#### What the task asks
Copy exactly the lines from the start of the material through the line with "Chart.register(...registerables);". Pictures stay out of the copy.

#### Source excerpt
******

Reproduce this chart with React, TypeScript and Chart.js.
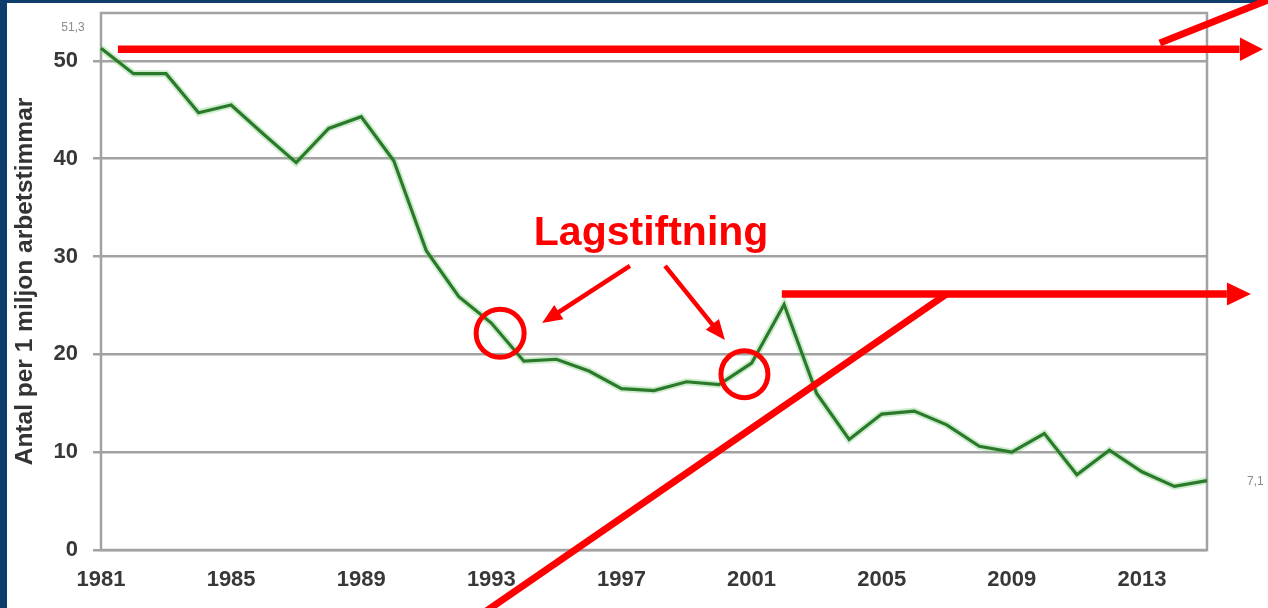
import React, { useEffect, useRef } from "react";
import { Chart, registerables } from "chart.js";

Chart.register(...registerables);

// ---- Data ----
const years: string[] = [
  "1981", "1982", "1983", "1984", "1985", "1986", "1987", "1988", "1989", "1990",
  "1991", "1992", "1993", "1994", "1995", "1996", "1997", "1998", "1999", "2000",
  "2001", "2002", "2003", "2004", "2005", "2006", "2007", "2008", "2009", "2010",
  "2011", "2012", "2013", "2014", "2015",
];
const accidents: number[] = [
  51.3, 48.7, 48.7, 44.7, 45.5, 42.5, 39.6, 43.1, 44.3, 39.8,
  30.6, 25.9, 23.2, 19.3, 19.5, 18.3, 16.5, 16.3, 17.2, 16.9,
  19.1, 25.1, 16.0, 11.3, 13.9, 14.2, 12.8, 10.6, 10.0, 11.9,
  7.7, 10.2, 8.0, 6.5, 7.1,
];
const yTickValues: number[] = [0, 10, 20, 30, 40, 50];
const xTickYears: string[] = ["1981", "1985", "1989", "1993", "1997", "2001", "2005", "2009", "2013"];
const firstValueLabel = "51,3";
const lastValueLabel = "7,1";
const yAxisTitle = "Antal per 1 miljon arbetstimmar";
const noteText = "Lagstiftning";

const FONT = '"Liberation Sans", Arial, Helvetica, sans-serif';
const RED = "#ff0000";
const GRID = "#a2a2a2";

function line(ctx: CanvasRenderingContext2D, x1: number, y1: number, x2: number, y2: number, w: number) {
  ctx.beginPath();
  ctx.lineWidth = w;
  ctx.lineCap = "butt";
  ctx.moveTo(x1, y1);
  ctx.lineTo(x2, y2);
  ctx.stroke();
}

function head(ctx: CanvasRenderingContext2D, tx: number, ty: number, fx: number, fy: number, len: number, half: number) {
  const a = Math.atan2(ty - fy, tx - fx);
  const bx = tx - len * Math.cos(a);
  const by = ty - len * Math.sin(a);
  const px = -Math.sin(a) * half;
  const py = Math.cos(a) * half;
  ctx.beginPath();
  ctx.moveTo(tx, ty);
  ctx.lineTo(bx + px, by + py);
  ctx.lineTo(bx - px, by - py);
  ctx.closePath();
  ctx.fill();
}

const overlay = {
  id: "overlay",
  beforeDraw(chart: any) {
    const { ctx, width, height } = chart;
    ctx.save();
    ctx.fillStyle = "#0e3d6b";
    ctx.fillRect(0, 0, width, height);
    ctx.fillStyle = "#ffffff";
    ctx.fillRect(7, 3, width - 7, height - 3);
    ctx.restore();
  },
  beforeDatasetsDraw(chart: any) {
    const { ctx, chartArea } = chart;
    ctx.save();
    ctx.strokeStyle = GRID;
    ctx.lineWidth = 2.5;
    ctx.strokeRect(chartArea.left, chartArea.top, chartArea.right - chartArea.left, chartArea.bottom - chartArea.top);
    ctx.restore();
  },
  afterDraw(chart: any) {
    const { ctx, chartArea } = chart;
    const xs = chart.scales.x;
    const ys = chart.scales.y;
    const x0 = xs.getPixelForValue(0);
    const step = xs.getPixelForValue(1) - x0;
    const X = (yr: number) => x0 + (yr - 1981) * step;
    const Y = (v: number) => ys.getPixelForValue(v);

    ctx.save();
    // small value labels
    ctx.fillStyle = "#8a8a8a";
    ctx.font = `12px ${FONT}`;
    ctx.textAlign = "center";
    ctx.textBaseline = "middle";
    ctx.fillText(firstValueLabel, X(1981) - 28, Y(accidents[0]) - 21);
    ctx.textAlign = "left";
    ctx.fillText(lastValueLabel, chartArea.right + 40, Y(accidents[accidents.length - 1]) + 1);

    ctx.strokeStyle = RED;
    ctx.fillStyle = RED;
    // top arrow
    line(ctx, X(1981.52), Y(51.2), X(2016.0), Y(51.2), 7.5);
    head(ctx, X(2016.72), Y(51.2), X(2016.0), Y(51.2), 23, 11.7);
    line(ctx, X(2013.55), Y(51.84), X(2017.3), Y(56.8), 7);
    // second arrow
    line(ctx, X(2001.93), Y(26.18), X(2015.61), Y(26.18), 7.5);
    head(ctx, X(2016.35), Y(26.18), X(2015.61), Y(26.18), 24, 11.5);
    line(ctx, X(2007.0), Y(26.18), X(1992.6), Y(-6.8), 7);

    // text
    ctx.font = `bold 41px ${FONT}`;
    ctx.textAlign = "center";
    ctx.textBaseline = "alphabetic";
    ctx.fillText(noteText, X(1997.91), Y(31.19));

    // small arrows
    const a1t = [X(1997.26), Y(29.04)], a1h = [X(1994.56), Y(23.21)];
    const a2t = [X(1998.34), Y(29.04)], a2h = [X(2000.18), Y(21.47)];
    const shorten = (t: number[], h: number[], d: number) => {
      const ang = Math.atan2(h[1] - t[1], h[0] - t[0]);
      return [h[0] - d * Math.cos(ang), h[1] - d * Math.sin(ang)];
    };
    let e = shorten(a1t, a1h, 16);
    line(ctx, a1t[0], a1t[1], e[0], e[1], 4.5);
    head(ctx, a1h[0], a1h[1], a1t[0], a1t[1], 20, 8.5);
    e = shorten(a2t, a2h, 16);
    line(ctx, a2t[0], a2t[1], e[0], e[1], 4.5);
    head(ctx, a2h[0], a2h[1], a2t[0], a2t[1], 20, 8.5);

    // circles
    ctx.lineWidth = 5;
    ctx.beginPath();
    ctx.arc(X(1993.27), Y(22.16), 24, 0, Math.PI * 2);
    ctx.stroke();
    ctx.beginPath();
    ctx.arc(X(2000.78), Y(17.97), 23.5, 0, Math.PI * 2);
    ctx.stroke();
    ctx.restore();
  },
};

export default function App() {
  const ref = useRef<HTMLCanvasElement | null>(null);

  useEffect(() => {
    if (!ref.current) return;
    const chart = new Chart(ref.current, {
      type: "line",
      data: {
        labels: years,
        datasets: [
          {
            data: accidents,
            borderColor: "#2b7a2b",
            borderWidth: 3.2,
            pointRadius: 0,
            tension: 0,
            fill: false,
            order: 0,
          },
          {
            data: accidents,
            borderColor: "rgba(110,200,110,0.35)",
            borderWidth: 7,
            pointRadius: 0,
            tension: 0,
            fill: false,
            order: 1,
          },
        ],
      },
      options: {
        animation: false,
        responsive: false,
        devicePixelRatio: 1,
        layout: { padding: { left: 7, top: 13, right: 61, bottom: 0 } },
        plugins: {
          legend: { display: false },
          tooltip: { enabled: false },
        },
        scales: {
          x: {
            type: "category",
            offset: false,
            grid: { display: false, drawTicks: false },
            border: { display: false },
            ticks: {
              autoSkip: false,
              maxRotation: 0,
              minRotation: 0,
              padding: 17,
              color: "#383838",
              font: { family: FONT, size: 22, weight: "bold" },
              callback: (_v: any, i: number) => (xTickYears.includes(years[i]) ? years[i] : ""),
            },
            afterFit: (s: any) => {
              s.height = 58;
              s.paddingLeft = 0;
              s.paddingRight = 0;
            },
          },
          y: {
            min: 0,
            max: 54.9,
            afterBuildTicks: (s: any) => {
              s.ticks = yTickValues.map((v) => ({ value: v }));
            },
            grid: { color: GRID, lineWidth: 2.5, drawTicks: true, tickLength: 8, tickColor: GRID },
            border: { display: false },
            ticks: {
              padding: 15,
              color: "#383838",
              font: { family: FONT, size: 22, weight: "bold" },
            },
            title: {
              display: true,
              text: yAxisTitle,
              color: "#333333",
              font: { family: FONT, size: 24.5, weight: "bold" },
              padding: { top: 4, bottom: 0 },
            },
            afterFit: (s: any) => {
              s.width = 94;
              s.paddingTop = 0;
              s.paddingBottom = 0;
            },
          },
        },
      },
      plugins: [overlay],
    });
    return () => chart.destroy();
  }, []);

  return (
    <div style={{ position: "fixed", left: 0, top: 0, width: 1268, height: 608, overflow: "hidden" }}>
      <canvas ref={ref} width={1268} height={608} style={{ display: "block" }} />
    </div>
  );
}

******

#### Output for this task
Reproduce this chart with React, TypeScript and Chart.js.
import React, { useEffect, useRef } from "react";
import { Chart, registerables } from "chart.js";

Chart.register(...registerables);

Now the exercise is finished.